Our third theory is that it was just a prank, bro. The camera is over in the crane’s dashboard filming.

Exactly who on Earth pulled this prank and why, I couldn’t tell you. There comes a point when a prank is so absurdly over-the-top and requires so much effort that it feels like a waste of time, energy, and resources. However, it seems like this is a theory worth mentioning since it at least would explain how the wrecking ball was removed: employees—one of whom would have been a crane operator—decided to pull some sort of prank on their foreman/boss because of some arbitrary reason. During the night, they returned, got the wrecking ball, and then did something with it (perhaps they sold it to a rival company or something).

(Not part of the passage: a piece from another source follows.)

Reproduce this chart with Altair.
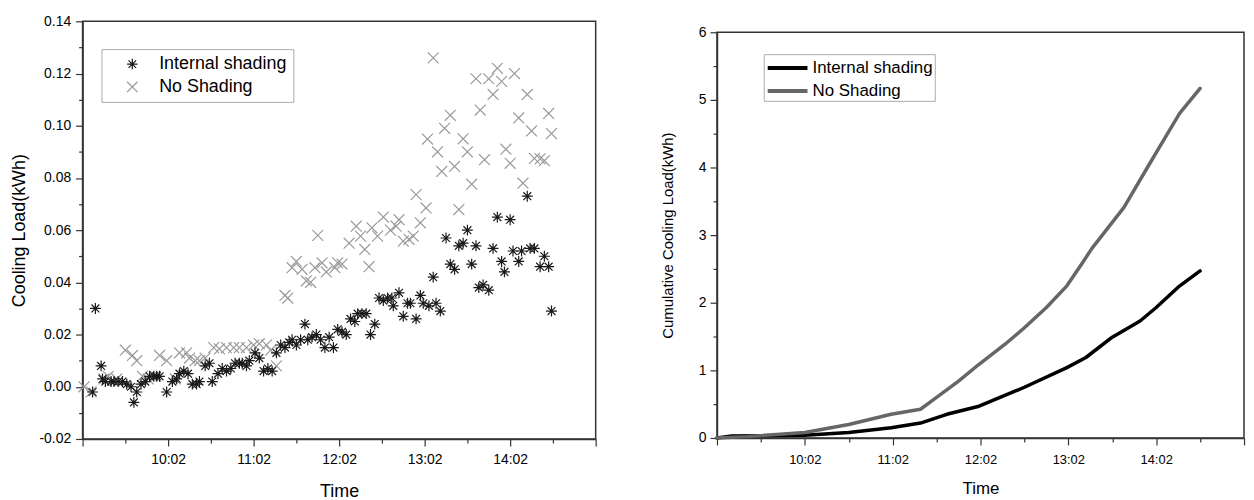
import altair as alt
import pandas as pd

# ---------------- data ----------------
series = ["Internal shading", "No Shading"]

internal_time = ["9:09", "9:11", "9:15", "9:16", "9:18", "9:22", "9:24", "9:27", "9:30", "9:33",
                 "9:36", "9:38", "9:40", "9:43", "9:46", "9:49", "9:52", "9:54", "9:56", "10:01",
                 "10:05", "10:08", "10:10", "10:13", "10:16", "10:19", "10:22", "10:24", "10:28", "10:31",
                 "10:33", "10:37", "10:40", "10:43", "10:46", "10:49", "10:52", "10:54", "10:57", "10:59",
                 "11:03", "11:06", "11:09", "11:12", "11:15", "11:18", "11:21", "11:24", "11:27", "11:29",
                 "11:32", "11:35", "11:38", "11:40", "11:43", "11:46", "11:49", "11:52", "11:55", "11:58",
                 "12:01", "12:04", "12:07", "12:10", "12:13", "12:15", "12:18", "12:21", "12:24", "12:27",
                 "12:30", "12:33", "12:36", "12:39", "12:40", "12:44", "12:47", "12:50", "12:52", "12:56",
                 "12:59", "13:01", "13:05", "13:08", "13:10", "13:13", "13:17", "13:20", "13:23", "13:26",
                 "13:29", "13:32", "13:35", "13:38", "13:40", "13:43", "13:47", "13:50", "13:53", "13:56",
                 "13:58", "14:02", "14:04", "14:08", "14:10", "14:14", "14:16", "14:19", "14:23", "14:26",
                 "14:29", "14:31"]
internal_load = [-0.002, 0.030, 0.008, 0.003, 0.002, 0.002, 0.002, 0.002, 0.002, 0.001,
                 0.000, -0.006, -0.002, 0.001, 0.002, 0.004, 0.004, 0.004, 0.004, -0.002,
                 0.002, 0.003, 0.005, 0.006, 0.005, 0.001, 0.001, 0.002, 0.008, 0.009,
                 0.002, 0.005, 0.007, 0.006, 0.007, 0.009, 0.009, 0.009, 0.008, 0.010,
                 0.013, 0.011, 0.006, 0.007, 0.006, 0.013, 0.016, 0.015, 0.017, 0.018,
                 0.016, 0.018, 0.024, 0.018, 0.019, 0.020, 0.018, 0.015, 0.019, 0.015,
                 0.022, 0.021, 0.020, 0.026, 0.025, 0.028, 0.028, 0.028, 0.020, 0.024,
                 0.034, 0.033, 0.034, 0.034, 0.031, 0.036, 0.027, 0.032, 0.032, 0.026,
                 0.035, 0.032, 0.031, 0.042, 0.032, 0.029, 0.057, 0.047, 0.045, 0.054,
                 0.055, 0.060, 0.047, 0.054, 0.038, 0.039, 0.037, 0.053, 0.065, 0.048,
                 0.044, 0.064, 0.052, 0.048, 0.052, 0.073, 0.053, 0.053, 0.046, 0.050,
                 0.046, 0.029]

noshade_time = ["9:03", "9:08", "9:17", "9:20", "9:26", "9:32", "9:37", "9:40", "9:44", "9:48",
                "9:53", "9:56", "10:01", "10:07", "10:10", "10:15", "10:17", "10:21", "10:24", "10:28",
                "10:34", "10:38", "10:43", "10:48", "10:52", "10:57", "11:02", "11:06", "11:11", "11:14",
                "11:18", "11:24", "11:26", "11:29", "11:32", "11:36", "11:39", "11:42", "11:45", "11:47",
                "11:50", "11:53", "11:59", "12:01", "12:04", "12:09", "12:14", "12:17", "12:20", "12:23",
                "12:25", "12:29", "12:33", "12:38", "12:42", "12:44", "12:47", "12:51", "12:54", "12:56",
                "12:59", "13:03", "13:04", "13:08", "13:11", "13:14", "13:16", "13:20", "13:23", "13:26",
                "13:29", "13:32", "13:35", "13:38", "13:41", "13:44", "13:47", "13:50", "13:53", "13:56",
                "13:59", "14:02", "14:05", "14:08", "14:11", "14:14", "14:17", "14:19", "14:23", "14:26",
                "14:29", "14:31"]
noshade_load = [0.000, -0.002, 0.003, 0.004, 0.003, 0.014, 0.012, 0.010, 0.004, 0.003,
                0.004, 0.012, 0.010, 0.003, 0.013, 0.013, 0.011, 0.010, 0.010, 0.011,
                0.015, 0.0145, 0.015, 0.015, 0.015, 0.015, 0.016, 0.0165, 0.016, 0.014,
                0.008, 0.035, 0.034, 0.0456, 0.048, 0.045, 0.0406, 0.040, 0.0456, 0.058,
                0.0475, 0.044, 0.0456, 0.0475, 0.047, 0.055, 0.0615, 0.0577, 0.0526, 0.046,
                0.0609, 0.0577, 0.065, 0.060, 0.0615, 0.064, 0.0558, 0.0565, 0.0577, 0.0736,
                0.0628, 0.0685, 0.0949, 0.126, 0.090, 0.0825, 0.099, 0.104, 0.0844, 0.0679,
                0.095, 0.090, 0.0776, 0.118, 0.106, 0.087, 0.118, 0.112, 0.122, 0.117,
                0.091, 0.0856, 0.120, 0.103, 0.078, 0.112, 0.098, 0.0875, 0.0873, 0.0866,
                0.1047, 0.097]

cum_internal_time = ["9:02", "9:12", "10:02", "10:32", "11:01", "11:21", "11:39", "12:01",
                     "12:32", "13:01", "13:14", "13:32", "13:51", "14:02", "14:17", "14:32"]
cum_internal = [0.0, 0.03, 0.04, 0.08, 0.15, 0.22, 0.35, 0.47,
                0.75, 1.04, 1.19, 1.49, 1.73, 1.93, 2.23, 2.47]

cum_noshade_time = ["9:02", "9:22", "10:02", "10:32", "11:01", "11:21", "11:32", "11:47",
                    "12:01", "12:19", "12:32", "12:47", "13:01", "13:11", "13:18", "13:40",
                    "13:56", "14:07", "14:18", "14:32"]
cum_noshade = [0.0, 0.02, 0.08, 0.20, 0.35, 0.425, 0.60, 0.84,
               1.09, 1.39, 1.63, 1.93, 2.25, 2.57, 2.80, 3.41,
               4.00, 4.40, 4.80, 5.17]


def to_min(s):
    h, m = s.split(":")
    return int(h) * 60 + int(m)


left_df = pd.concat([
    pd.DataFrame({"minute": [to_min(t) for t in noshade_time], "load": noshade_load, "series": series[1]}),
    pd.DataFrame({"minute": [to_min(t) for t in internal_time], "load": internal_load, "series": series[0]}),
], ignore_index=True)

right_df = pd.concat([
    pd.DataFrame({"minute": [to_min(t) for t in cum_internal_time], "cum": cum_internal, "curve": series[0]}),
    pd.DataFrame({"minute": [to_min(t) for t in cum_noshade_time], "cum": cum_noshade, "curve": series[1]}),
], ignore_index=True)

# ---------------- axes helpers ----------------
x_start, x_end = to_min("9:02"), to_min("15:02")
x_ticks = list(range(x_start, x_end + 1, 30))
x_label_expr = (f"(datum.value % 60 == 2 && datum.value > {x_start} && datum.value < {x_end}) ? "
                "(floor(datum.value / 60) + ':' + (datum.value % 60 < 10 ? '0' : '') + (datum.value % 60)) : ''")
x_tick_size = {"condition": {"test": "datum.value % 60 == 2", "value": 7}, "value": 4}

yl_ticks = [round(-0.02 + 0.01 * i, 2) for i in range(17)]
yl_label_expr = ("abs(round(datum.value * 100)) % 2 == 0 ? "
                 "replace(format(datum.value, '.2f'), '\u2212', '-') : ''")
yl_tick_size = {"condition": {"test": "abs(round(datum.value * 100)) % 2 == 0", "value": 7}, "value": 4}

yr_ticks = [i * 0.5 for i in range(13)]
yr_label_expr = "datum.value % 1 == 0 ? format(datum.value, 'd') : ''"
yr_tick_size = {"condition": {"test": "datum.value % 1 == 0", "value": 7}, "value": 4}

asterisk = "M-1,0L1,0M0,-1L0,1M-0.72,-0.72L0.72,0.72M-0.72,0.72L0.72,-0.72"
xcross = "M-1,-1L1,1M-1,1L1,-1"
wide_stroke = "M-2,0L2,0"

left_legend = alt.Legend(
    title=None, orient="none", legendX=19, legendY=28,
    strokeColor="#aaaaaa", fillColor="white", padding=6,
    labelFontSize=18, labelLimit=300, symbolSize=110, symbolStrokeWidth=1.2,
    symbolOffset=16, labelOffset=18, rowPadding=5,
)

left = alt.Chart(left_df).mark_point(filled=False, size=120, strokeWidth=1.2, opacity=1).encode(
    x=alt.X("minute:Q", title="Time",
            scale=alt.Scale(domain=[x_start, x_end], nice=False, zero=False),
            axis=alt.Axis(values=x_ticks, labelExpr=x_label_expr, tickSize=x_tick_size,
                          labelFontSize=14, titleFontSize=18, labelPadding=7, titlePadding=16)),
    y=alt.Y("load:Q", title="Cooling Load(kWh)",
            scale=alt.Scale(domain=[-0.02, 0.14], nice=False, zero=False),
            axis=alt.Axis(values=yl_ticks, labelExpr=yl_label_expr, tickSize=yl_tick_size,
                          labelFontSize=14, titleFontSize=18, labelPadding=5, titlePadding=10)),
    color=alt.Color("series:N", scale=alt.Scale(domain=series, range=["#1a1a1a", "#9a9a9a"]),
                    legend=left_legend),
    shape=alt.Shape("series:N", scale=alt.Scale(domain=series, range=[asterisk, xcross]),
                    legend=left_legend),
).properties(width=516, height=420)

right = alt.Chart(right_df).mark_line(strokeWidth=3.5, strokeJoin="round", strokeCap="round").encode(
    x=alt.X("minute:Q", title="Time",
            scale=alt.Scale(domain=[x_start, x_end], nice=False, zero=False),
            axis=alt.Axis(values=x_ticks, labelExpr=x_label_expr, tickSize=x_tick_size,
                          labelFontSize=13, titleFontSize=17, labelPadding=9, titlePadding=14)),
    y=alt.Y("cum:Q", title="Cumulative Cooling Load(kWh)",
            scale=alt.Scale(domain=[0, 6], nice=False, zero=False),
            axis=alt.Axis(values=yr_ticks, labelExpr=yr_label_expr, tickSize=yr_tick_size,
                          labelFontSize=14, titleFontSize=15, labelPadding=4, titlePadding=23)),
    color=alt.Color("curve:N", scale=alt.Scale(domain=series, range=["#000000", "#666666"]),
                    legend=alt.Legend(title=None, orient="none", legendX=47, legendY=33,
                                      strokeColor="#aaaaaa", fillColor="white", padding=2,
                                      labelFontSize=17, labelLimit=300, symbolType=wide_stroke,
                                      symbolSize=400, symbolStrokeWidth=4, symbolOffset=10,
                                      labelOffset=13, rowPadding=3)),
).properties(width=530, height=408)

# invisible spacer that lowers the right panel a little
spacer = alt.Chart(pd.DataFrame({"a": [0]})).mark_point(opacity=0, size=0, strokeWidth=0).encode(
    x=alt.X("a:Q", axis=None), y=alt.Y("a:Q", axis=None)
).properties(width=530, height=2, view=alt.ViewBackground(stroke="transparent"))

right_col = alt.vconcat(spacer, right, spacing=0).resolve_scale(x="independent", y="independent")

chart = alt.hconcat(left, right_col, spacing=62).resolve_scale(
    color="independent", shape="independent"
).resolve_legend(color="independent", shape="independent").properties(
    padding={"left": 2, "top": 4, "right": 0, "bottom": 0}
).configure_axis(
    labelFont="Liberation Sans", titleFont="Liberation Sans",
    labelColor="#000000", titleColor="#000000", titleFontWeight="normal",
    domainColor="#333333", tickColor="#333333", domainWidth=1.5, tickWidth=1.2, grid=False,
).configure_legend(
    labelFont="Liberation Sans", labelColor="#000000",
).configure_view(
    stroke="#333333", strokeWidth=1.5,
)

chart.save("out.html", embed_options={"renderer": "svg", "actions": False})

It may seem absurd, but it’s the only theory I can think of that would at least explain how the wrecking ball was gotten—especially with it seeming like it would’ve been extremely difficult to get for anyone who’s an amateur or lacks any experience whatsoever.

4. I really don’t know

I honestly to God don’t know. Maybe it was Three Doors Down after they performed Kryptonite and got bored, so they decided to perform some sort of weird ritual! Holy smokes, this is some cringe nonsense. Seriously, I don’t bloody know.

5. Seriously, I don’t know

No, seriously, I don’t. Why are we staying on this topic?

6. Vert, stop adding theories

Holy smokes, it’s making me add more pointless theories. Please, stop!

7. If 7 = Indiana, then why even steal a wrecking ball?

No, no. That’s insanity, because if 666 = Danish, then why even have intercourse with a ketchup bottle?

My Take

I honestly don’t know what on Earth the reality behind this story is. It’s such an absurd, weird, and fantastically goofy story that I think it’s almost too good to be fake. If I had to take a shot in the dark, I’d say that the prevailing theory about it being broken down and sold as scrap would be the safest bet. Though how on Earth it was successfully pulled off without anyone noticing is something I cannot explain. Unless maybe it was something of an inside job. Oh, so much intrigue!